Legal empowerment has garnered considerable attention globally in recent years as a valuable tool in addressing the justice gap, where over 5 billion people currently have unmet legal needs. Legal empowerment can be defined as a collective expression of initiatives that can enhance the ability of people, especially the vulnerable and marginalized, to know, use, and shape the law for protecting their entitlements and rights.
Although the term legal empowerment emerged only at the beginning of the 21st century, it encompasses activities that non-state actors around the world have reportedly been employing since as early as the 1950s. This article explores the history of legal empowerment in Bangladesh post-1971. It will also highlight the factors that influenced the movement since 1972.
When Bangladesh emerged from the war of liberation in 1971, there was very little room for state and non-state actors to focus on anything other than rehabilitation and reconstruction after the decades of systemic discrimination and exploitation that the country faced prior to its independence. The assassination of the father of the nation, Sheikh Mujibur Rahman, in 1975 and the military-backed government that followed negatively impacted legal empowerment activities during the 1970s.

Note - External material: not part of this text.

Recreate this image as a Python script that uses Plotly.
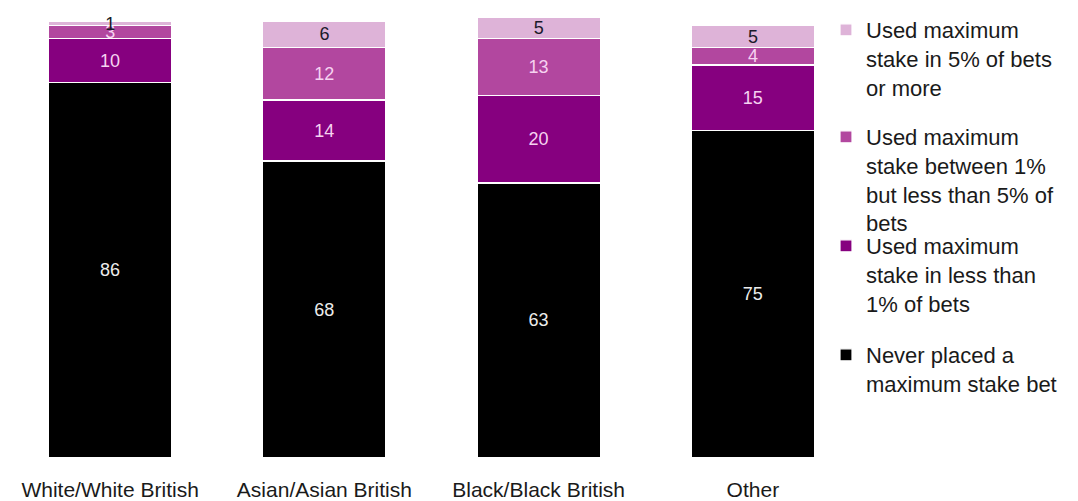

Nevertheless, some relevant initiatives were undertaken during the 1970s. For instance, an incredibly progressive constitution was drafted shortly after 1971. The law banning abortion was temporarily suspended, keeping in mind that many women around the country were raped by Pakistani soldiers and their collaborators during the war in 1971, and a 10 percent quota for women in government and non-government jobs was introduced. Bangladesh Mahila Parishad, a rights organization led by women, presented a 16-point demand memorandum to the government, seeking equal rights for women in divorce and inheritance, along with legal measures to eradicate dowry and polygamy, among other things.
Bangladesh was under military rule during the latter half of 1970s and throughout the 1980s. Non-state civil society organizations (CSOs) were mostly engaged in restoring democracy and had to remain low-key due to state-imposed restrictions for quite some time. Even so, they succeeded in compelling the state to take initiatives that promoted legal empowerment. For example, their pressure led to the enactment of the Dowry Prohibition Act 1980, the National Drug Policy 1982, and the establishment of family courts in 1985. However, many informed observers believe that the military governments undertook these initiatives mainly to garner local and global legitimacy.
Nevertheless, CSOs also strongly protested against the 8th amendment of the constitution during this period, which, among other things, sought to establish Islam as the state religion. Bangladesh also saw some non-governmental organizations (NGOs) such as Madaripur Legal Aid Association, Ain O Salish Kendra, and BRAC making attempts to increase legal literacy and legal aid programs in the 1980s.
Bangladesh’s transition to democracy following the fall of the military dictator in 1990 and increased availability of sources of international funding in the 1990s represented a golden age for CSO/NGO activities. Apart from expanding their work on legal literacy and legal aid, NGOs increasingly became involved in developing alternative dispute resolution systems, election monitoring, promoting public interest litigation, governance and transparency, and capacity building.
CSOs and NGOs raised their voice in unison against issues such as religious edicts by imams and maulanas, trafficking of women and children, acid attacks, as well as rape and murder in police custody. Sustained efforts from the 1990s yielded some positive results. To cite a few examples, we saw the enactment of the Acid Offences Prevention Act 2002, the Acid Control Act 2002, and the Prevention of Oppression Against Women and Children Act 2000.
Concurrently, the activities of a few NGOs during the 1990s resulted in a perception that they were becoming too involved in politics, which subsequently had detrimental consequences for civic activities. While the government’s increased involvement in legal empowerment activities was evident from 2000 onwards, notably through initiatives to establish a government-backed legal aid system, the diminishing role of the NGOs also began at this point.
Nevertheless, one could cite some positive legal and policy changes in the field of legal empowerment during this period. These hard-earned legal and policy changes involved the recognition of transgender identity, the banning of the two-finger test in rape cases, the issuing of guidelines on arrest and remand of suspects in criminal cases, and the enactment of the Right to Information Act in 2009.
However, CSOs and NGOs are presently facing certain challenges that could explain their diminishing role in the Bangladeshi body politic. First, there has been a gradual shrinking of civil society space due to the enactment of various laws. This space will be further restricted if the political process remains uncontested. Second, the NGO sector as a whole has become less diverse, as it now tends to prioritize service delivery similar to the private sector, rather than emphasizing legal empowerment activities. Finally, there has been a sharp decline in foreign funds, reaching a six-year low in 2023.
These challenges have pushed CSOs and NGOs, particularly those working on legal empowerment, towards an existential crisis. Thus, moving forward, it is imperative that a process is initiated to identify new strategies, which will provide a more sustainable and effective paradigm to preserve and protect citizens’ entitlements and rights.